Che si stesse un po’ mascolinizzando l’avevamo già capito qualche giorno prima che Libero la proclamasse Uomo dell’anno. Non quando ha annunciato di voler essere chiamata “il presidente del Consiglio”, come se l’articolo femminile fosse una deminutio del prestigio della carica, ma quando ha annullato per ben due volte la conferenza stampa di fine anno per motivi di salute – influenza o sindrome otolitica? – che peraltro non le hanno impedito di viaggiare in aereo da Milano a Roma sotto Natale insieme alla figlia e all’ex compagno Giambruno.

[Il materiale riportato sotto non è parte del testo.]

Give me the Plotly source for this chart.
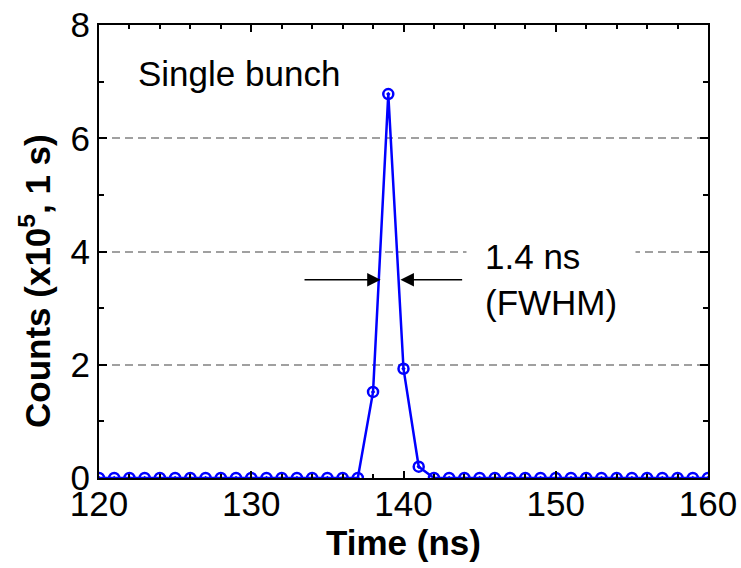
import plotly.graph_objects as go

# time axis (ns) and counts (x10^5, 1 s)
time_ns = list(range(120, 161))
peak = {138: 1.52, 139: 6.78, 140: 1.93, 141: 0.20}
counts = [peak.get(t, 0.0) for t in time_ns]

x_ticks = [120, 130, 140, 150, 160]
y_ticks = [0, 2, 4, 6, 8]

# FWHM arrows: (tail, head) in ns, at height in counts
fwhm_y = 3.5
arrow_left = (133.4, 138.5)
arrow_right = (143.95, 139.8)

font = "Liberation Sans, Arial, sans-serif"
blue = "#0000ff"

fig = go.Figure()
fig.add_trace(go.Scatter(
    x=time_ns, y=counts, mode="lines+markers",
    line=dict(color=blue, width=2.5),
    marker=dict(symbol="circle-open-dot", size=10, color=blue,
                line=dict(color=blue, width=2.5)),
    showlegend=False))

axis_common = dict(
    showline=True, linewidth=2, linecolor="black", mirror="ticks",
    ticks="inside", tickcolor="black", tickwidth=2,
    tickfont=dict(family=font, size=35, color="black"),
    zeroline=False, automargin=False)

fig.update_xaxes(range=[120, 160], tickvals=x_ticks, ticklen=7,
                 showgrid=False, ticklabelstandoff=-6,
                 minor=dict(dtick=2, ticks="inside", ticklen=4,
                            tickwidth=1.5, tickcolor="black"),
                 title=dict(text="<b>Time (ns)</b>",
                            font=dict(family=font, size=35, color="black"),
                            standoff=8),
                 **axis_common)
fig.update_yaxes(range=[0, 8], tickvals=y_ticks, ticklen=8,
                 showgrid=True, gridcolor="#a0a0a0", gridwidth=1.5,
                 griddash="8px,5px",
                 minor=dict(dtick=1, ticks="inside", ticklen=5,
                            tickwidth=1.5, tickcolor="black"),
                 **axis_common)

anns = [
    dict(x=-0.105, y=0.435, xref="paper", yref="paper",
         xanchor="center", yanchor="middle",
         text="<b>Counts (x10<sup>5</sup>, 1 s)</b>", textangle=-90,
         showarrow=False, font=dict(family=font, size=35, color="black")),
    dict(x=122.4, y=7.15, xref="x", yref="y", text="Single bunch",
         xanchor="left", showarrow=False,
         font=dict(family=font, size=35, color="black")),
    dict(x=144.1, y=fwhm_y, xref="x", yref="y", text="1.4 ns<br>(FWHM)",
         xanchor="left", align="left", showarrow=False, bgcolor="white",
         borderpad=18, font=dict(family=font, size=35, color="black")),
]
for tail, head in (arrow_left, arrow_right):
    anns.append(dict(x=head, y=fwhm_y, ax=tail, ay=fwhm_y, xref="x", yref="y",
                     axref="x", ayref="y", text="", showarrow=True,
                     arrowhead=2, arrowsize=1.8, arrowwidth=1.5,
                     arrowcolor="black"))

fig.update_layout(
    width=741, height=568,
    margin=dict(l=99, r=33, t=25, b=90, autoexpand=False),
    plot_bgcolor="white", paper_bgcolor="white",
    annotations=anns)

# drop the default body margin so the figure fills the window
fig.write_html("out.html", config={"displayModeBar": False},
               post_script="document.body.style.margin='0';")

Indisposizioni fortunatamente non drammatiche, dunque, di quelle che di solito noi donne teniamo a bada buttando giù una tachipirina e stringendo i denti, soprattutto nel periodo delle feste, quando per mogli e madri gli impegni, anziché diminuire, raddoppiano. Sono gli uomini quelli che dànno forfait per due linee di febbre e languono come moribondi reclamando brodini e assistenza. Ecco il privilegio virile di cui Giorgia Meloni si è opportunamente appropriata per calarsi ancora meglio nei panni dell’uomo di Stato, in particolare di quello che è stato il suo vero padrino politico, Silvio Berlusconi: ricorderete come, durante i suoi vari mandati da premier, ogni tanto sparisse per non meglio identificate «ragioni di salute», e nessuno sapeva dov’era.
Meloni del resto preferisce sicuramente starsene a casa a vedersela con gli otoliti, «sassolini» che scorrazzano nel nostro orecchio interno per comunicare al cervello la posizione della testa e permettergli di mantenerla in equilibrio, piuttosto che affrontare i professionisti della stampa che dovrebbero comunicare all’opinione pubblica la posizione di Meloni, magari in toni meno elogiativi del Tg1, del Giornale o della Verità. I rapporti fra il governo Meloni e il quarto potere non sono esattamente idilliaci, tant’è vero che l’Italia è l’unico paese che si oppone alla nuova legge europea sulla libertà di stampa perché esclude la possibilità di spiare i giornalisti «per ragioni di sicurezza nazionale»: parlarci no, controllarli occultamente sì.
Ma torniamo all’Uomo dell’anno secondo il quotidiano diretto da Mario Sechi, ancora convinto che chiamare una donna «uomo» sia il più chiaro riconoscimento di virtù teoricamente ignote al sesso femminile, coraggio, intelligenza, acume, spregiudicatezza, ambizione, e del resto non molto note nemmeno a parecchi uomini dell’entourage meloniano, detto anche «pajata maggica». Non sappiamo quanto la destinataria del titolo di Uomo dell’anno ne sia stata lusingata, ma c’è da credere che il più sollevato sia stato l’ex compagno, Andrea Giambruno.
Ci voleva Mario Sechi per indovinare e svelare il suo dramma segreto: lui, ingenuo manzo eterosessuale, dieci anni fa si era fidanzato con quella che sembrava una fragile biondina e poi si era ritrovato a convivere con un uomo! Immaginate il suo smarrimento esistenziale nel ritrovarsi incastrato in una relazione gay in cui, oltretutto, lui rappresentava il partner più debole. Alla luce della rivelazione di Libero, il suo comportamento tanto criticato appare nella sua vera luce: quel ciuffo sempre più eretto, quelle grattatine, le grossolane avances alle colleghe, erano solo la confusa e disperata strategia di un poveraccio in cerca di rassicurazioni sulla propria sessualità: «mi piacciono le donne-donne o quelle che sotto sotto sono uomini?».
Siccome nessuno dev’essere solo e triste la notte di san Silvestro, auguriamo a Giambruno di incontrare a un veglione una fanciulla in grado di fargli ritrovare la fiducia in se stesso, che gli metta in mano un calice e una tartina per tenergli entrambe le mani occupate. Gli stessi auguri – ma solo per quanto riguarda la buona compagnia – vanno a tutti i lettori di Chiamami città. Buon Capodanno e felice 2024!